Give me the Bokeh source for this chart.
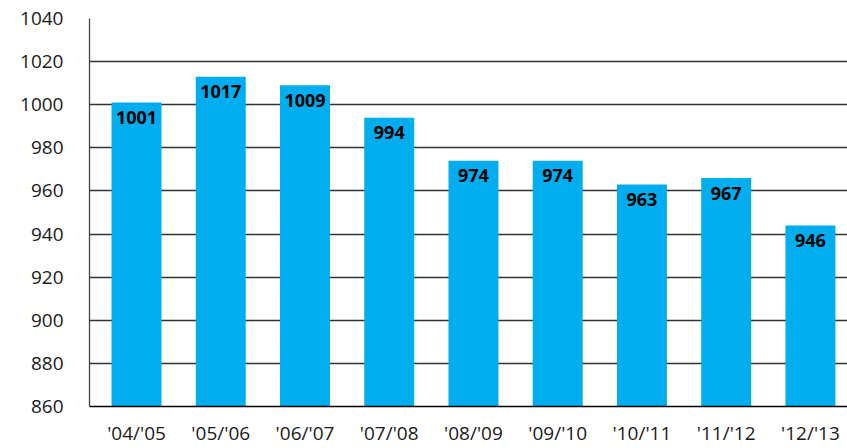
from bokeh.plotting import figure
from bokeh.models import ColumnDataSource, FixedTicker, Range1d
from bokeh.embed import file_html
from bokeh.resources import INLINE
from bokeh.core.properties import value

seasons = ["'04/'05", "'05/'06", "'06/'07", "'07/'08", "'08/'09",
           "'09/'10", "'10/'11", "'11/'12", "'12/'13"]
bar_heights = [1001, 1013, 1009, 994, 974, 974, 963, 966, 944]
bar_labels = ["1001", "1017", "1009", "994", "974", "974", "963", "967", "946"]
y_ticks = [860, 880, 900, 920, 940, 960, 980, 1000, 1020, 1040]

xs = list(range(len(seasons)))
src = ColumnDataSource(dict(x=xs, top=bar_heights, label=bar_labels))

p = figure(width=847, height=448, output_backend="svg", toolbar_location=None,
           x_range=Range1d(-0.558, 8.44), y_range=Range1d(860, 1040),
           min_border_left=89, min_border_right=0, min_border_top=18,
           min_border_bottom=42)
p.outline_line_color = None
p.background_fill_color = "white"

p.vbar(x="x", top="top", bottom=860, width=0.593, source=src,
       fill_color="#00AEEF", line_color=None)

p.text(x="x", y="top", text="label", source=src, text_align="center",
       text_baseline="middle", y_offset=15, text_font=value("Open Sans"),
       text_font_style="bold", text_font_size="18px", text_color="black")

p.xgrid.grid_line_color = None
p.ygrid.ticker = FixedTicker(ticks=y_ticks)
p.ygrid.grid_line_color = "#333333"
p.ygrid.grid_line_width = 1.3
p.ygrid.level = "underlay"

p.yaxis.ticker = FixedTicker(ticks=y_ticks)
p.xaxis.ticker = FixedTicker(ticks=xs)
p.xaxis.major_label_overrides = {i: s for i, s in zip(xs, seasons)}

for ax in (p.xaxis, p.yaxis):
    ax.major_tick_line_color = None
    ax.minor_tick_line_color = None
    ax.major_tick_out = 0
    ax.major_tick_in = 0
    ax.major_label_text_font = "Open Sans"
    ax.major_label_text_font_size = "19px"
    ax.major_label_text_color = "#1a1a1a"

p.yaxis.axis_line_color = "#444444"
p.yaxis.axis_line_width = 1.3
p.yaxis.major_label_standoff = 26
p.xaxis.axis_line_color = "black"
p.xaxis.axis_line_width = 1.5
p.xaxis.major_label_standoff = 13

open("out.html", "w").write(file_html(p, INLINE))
================
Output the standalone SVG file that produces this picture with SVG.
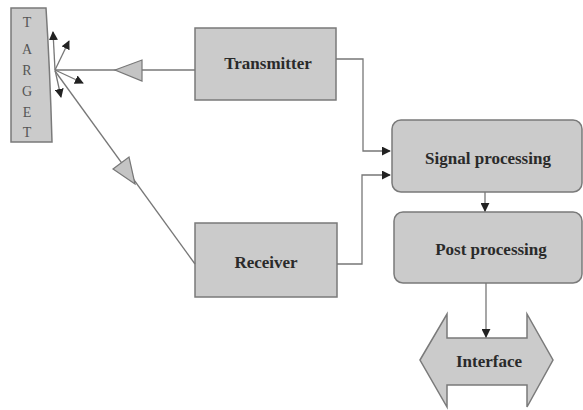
================
*Aim of the task*
Working from the listing above, pick out every line that has "this" and copy it.

*Result*
Give me the Bokeh source for this chart.
Output the standalone SVG file that produces this picture with SVG.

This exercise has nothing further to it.